## Recorded information

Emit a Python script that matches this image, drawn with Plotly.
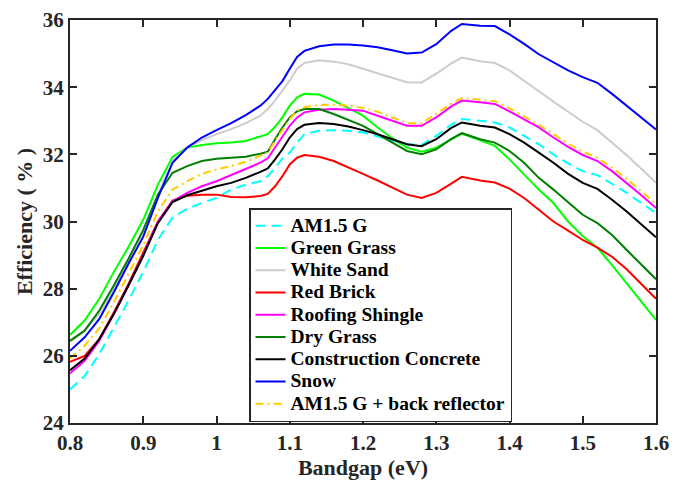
import plotly.graph_objects as go

# Bandgap grid (eV)
bandgap = [0.80, 0.82, 0.84, 0.86, 0.88, 0.90, 0.92, 0.94, 0.96, 0.98,
           1.00, 1.02, 1.04, 1.06, 1.07, 1.08, 1.09, 1.10, 1.11, 1.12,
           1.14, 1.16, 1.18, 1.20, 1.22, 1.24, 1.26, 1.28, 1.30, 1.32,
           1.335, 1.36, 1.38, 1.40, 1.42, 1.44, 1.46, 1.48, 1.50, 1.52,
           1.54, 1.56, 1.58, 1.60]

# Efficiency (%) under each illumination / ground albedo
am15g = [25.0, 25.4, 26.05, 26.85, 27.65, 28.5, 29.45, 30.12, 30.38, 30.55,
         30.7, 30.95, 31.1, 31.2, 31.35, 31.6, 31.88, 32.05, 32.35, 32.6,
         32.7, 32.72, 32.7, 32.65, 32.53, 32.42, 32.3, 32.28, 32.55, 32.88,
         33.05, 33.0, 32.95, 32.8, 32.56, 32.3, 32.0, 31.73, 31.5, 31.38,
         31.12, 30.85, 30.55, 30.25]
green_grass = [26.62, 27.05, 27.7, 28.5, 29.25, 30.05, 31.1, 31.92, 32.2, 32.28,
               32.33, 32.35, 32.4, 32.52, 32.6, 32.82, 33.1, 33.45, 33.7, 33.8,
               33.78, 33.6, 33.38, 33.15, 32.8, 32.48, 32.2, 32.08, 32.2, 32.45,
               32.62, 32.42, 32.25, 31.85, 31.4, 30.95, 30.55, 30.0, 29.57, 29.22,
               28.7, 28.16, 27.61, 27.07]
white_sand = [26.4, 26.75, 27.25, 28.0, 28.85, 29.7, 30.8, 31.8, 32.2, 32.42,
              32.6, 32.75, 32.93, 33.15, 33.35, 33.6, 33.9, 34.2, 34.55, 34.72,
              34.8, 34.76, 34.68, 34.55, 34.42, 34.28, 34.15, 34.14, 34.4, 34.7,
              34.88, 34.77, 34.72, 34.5, 34.2, 33.88, 33.57, 33.27, 32.97, 32.72,
              32.35, 31.97, 31.57, 31.15]
red_brick = [25.82, 26.0, 26.5, 27.3, 28.15, 29.05, 30.0, 30.62, 30.77, 30.8,
             30.8, 30.73, 30.72, 30.76, 30.82, 31.05, 31.35, 31.7, 31.9, 31.98,
             31.93, 31.8, 31.62, 31.42, 31.22, 31.02, 30.8, 30.7, 30.85, 31.12,
             31.33, 31.22, 31.16, 30.98, 30.7, 30.35, 30.0, 29.73, 29.45, 29.22,
             28.95, 28.58, 28.15, 27.7]
roofing_shingle = [25.48, 25.85, 26.45, 27.25, 28.1, 29.0, 30.0, 30.6, 30.85, 31.05,
                   31.2, 31.38, 31.55, 31.75, 31.88, 32.2, 32.52, 32.85, 33.1, 33.25,
                   33.33, 33.35, 33.33, 33.3, 33.15, 33.0, 32.85, 32.85, 33.1, 33.42,
                   33.6, 33.55, 33.5, 33.28, 33.05, 32.8, 32.5, 32.22, 31.98, 31.8,
                   31.5, 31.15, 30.78, 30.4]
dry_grass = [26.45, 26.75, 27.35, 28.1, 28.9, 29.75, 30.8, 31.45, 31.65, 31.8,
             31.87, 31.9, 31.93, 32.02, 32.08, 32.45, 32.8, 33.1, 33.28, 33.35,
             33.35, 33.2, 33.02, 32.85, 32.6, 32.35, 32.1, 32.0, 32.15, 32.45,
             32.63, 32.45, 32.35, 32.1, 31.75, 31.3, 30.95, 30.57, 30.2, 29.95,
             29.6, 29.15, 28.72, 28.28]
concrete = [25.57, 25.92, 26.5, 27.25, 28.1, 28.98, 29.95, 30.58, 30.78, 30.92,
            31.05, 31.15, 31.3, 31.48, 31.58, 31.85, 32.15, 32.5, 32.75, 32.88,
            32.93, 32.9, 32.83, 32.72, 32.6, 32.45, 32.3, 32.24, 32.45, 32.78,
            32.95, 32.85, 32.8, 32.6, 32.35, 32.05, 31.75, 31.42, 31.15, 30.97,
            30.65, 30.3, 29.92, 29.53]
snow = [26.15, 26.55, 27.1, 27.9, 28.75, 29.55, 30.7, 31.75, 32.2, 32.5,
        32.72, 32.93, 33.17, 33.45, 33.65, 33.9, 34.18, 34.55, 34.9, 35.08,
        35.22, 35.27, 35.27, 35.24, 35.19, 35.1, 35.0, 35.03, 35.28, 35.67,
        35.88, 35.83, 35.82, 35.57, 35.29, 34.98, 34.75, 34.5, 34.3, 34.13,
        33.8, 33.45, 33.1, 32.74]
am15g_reflector = [25.92, 26.3, 26.82, 27.6, 28.45, 29.3, 30.3, 30.95, 31.2, 31.42,
                   31.55, 31.65, 31.78, 31.95, 32.05, 32.4, 32.72, 33.05, 33.3, 33.4,
                   33.47, 33.48, 33.45, 33.38, 33.27, 33.1, 32.93, 32.92, 33.2, 33.5,
                   33.68, 33.63, 33.58, 33.37, 33.13, 32.88, 32.6, 32.32, 32.08, 31.9,
                   31.6, 31.27, 30.9, 30.53]

series_names = ["AM1.5 G", "Green Grass", "White Sand", "Red Brick",
                "Roofing Shingle", "Dry Grass", "Construction Concrete",
                "Snow", "AM1.5 G + back reflector"]
series_values = [am15g, green_grass, white_sand, red_brick, roofing_shingle,
                 dry_grass, concrete, snow, am15g_reflector]

x_tick_vals = [0.8, 0.9, 1.0, 1.1, 1.2, 1.3, 1.4, 1.5, 1.6]
x_tick_text = ["0.8", "0.9", "1", "1.1", "1.2", "1.3", "1.4", "1.5", "1.6"]
y_tick_vals = [24, 26, 28, 30, 32, 34, 36]

styles = [
    dict(color="#00FFFF", dash="10px,6px"),
    dict(color="#00FF00", dash="solid"),
    dict(color="#CCCCCC", dash="solid"),
    dict(color="#FF0000", dash="solid"),
    dict(color="#FF00FF", dash="solid"),
    dict(color="#007F00", dash="solid"),
    dict(color="#000000", dash="solid"),
    dict(color="#0000FF", dash="solid"),
    dict(color="#FFCC00", dash="8px,4px,2px,4px"),
]

FONT = "Liberation Serif"
AXIS_COLOR = "#262626"

fig = go.Figure()
for name, vals, st in zip(series_names, series_values, styles):
    fig.add_trace(go.Scatter(
        x=bandgap, y=vals, mode="lines",
        # larger glyphs inside a compact legend row
        name=f'<span style="font-size:19.5px">{name}</span>',
        line=dict(color=st["color"], dash=st["dash"], width=2),
    ))

axis_common = dict(
    showline=True, linecolor=AXIS_COLOR, linewidth=2, mirror="ticks",
    ticks="inside", ticklen=7, tickwidth=1.5, tickcolor=AXIS_COLOR,
    showgrid=False, zeroline=False, ticklabeloverflow="allow",
    tickfont=dict(family=FONT, size=21, color=AXIS_COLOR, weight="bold"),
)

fig.update_xaxes(
    range=[0.8, 1.6], tickvals=x_tick_vals, ticktext=x_tick_text,
    title=dict(text="Bandgap (eV)", standoff=3,
               font=dict(family=FONT, size=22, color=AXIS_COLOR, weight="bold")),
    **axis_common,
)
fig.update_yaxes(
    range=[24, 36], tickvals=y_tick_vals,
    title=dict(text="Efficiency ( % )", standoff=4,
               font=dict(family=FONT, size=22, color=AXIS_COLOR, weight="bold")),
    **axis_common,
)

fig.update_layout(
    width=692, height=486,
    margin=dict(l=70, r=36, t=8, b=63),
    plot_bgcolor="white", paper_bgcolor="white",
    showlegend=True,
    legend=dict(
        x=0.3055, y=0.533, xanchor="left", yanchor="top",
        bgcolor="white", bordercolor=AXIS_COLOR, borderwidth=1.5,
        font=dict(family=FONT, size=14.8, color="#000000", weight="bold"),
        tracegroupgap=0, itemwidth=30,
    ),
)

fig.write_html("out.html")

## Job
Print, exactly as written, the lines above from the first one to the one containing "1.54, 1.56, 1.58, 1.60]". Leave out pictures.

## Full answer
Emit a Python script that matches this image, drawn with Plotly.
import plotly.graph_objects as go

# Bandgap grid (eV)
bandgap = [0.80, 0.82, 0.84, 0.86, 0.88, 0.90, 0.92, 0.94, 0.96, 0.98,
           1.00, 1.02, 1.04, 1.06, 1.07, 1.08, 1.09, 1.10, 1.11, 1.12,
           1.14, 1.16, 1.18, 1.20, 1.22, 1.24, 1.26, 1.28, 1.30, 1.32,
           1.335, 1.36, 1.38, 1.40, 1.42, 1.44, 1.46, 1.48, 1.50, 1.52,
           1.54, 1.56, 1.58, 1.60]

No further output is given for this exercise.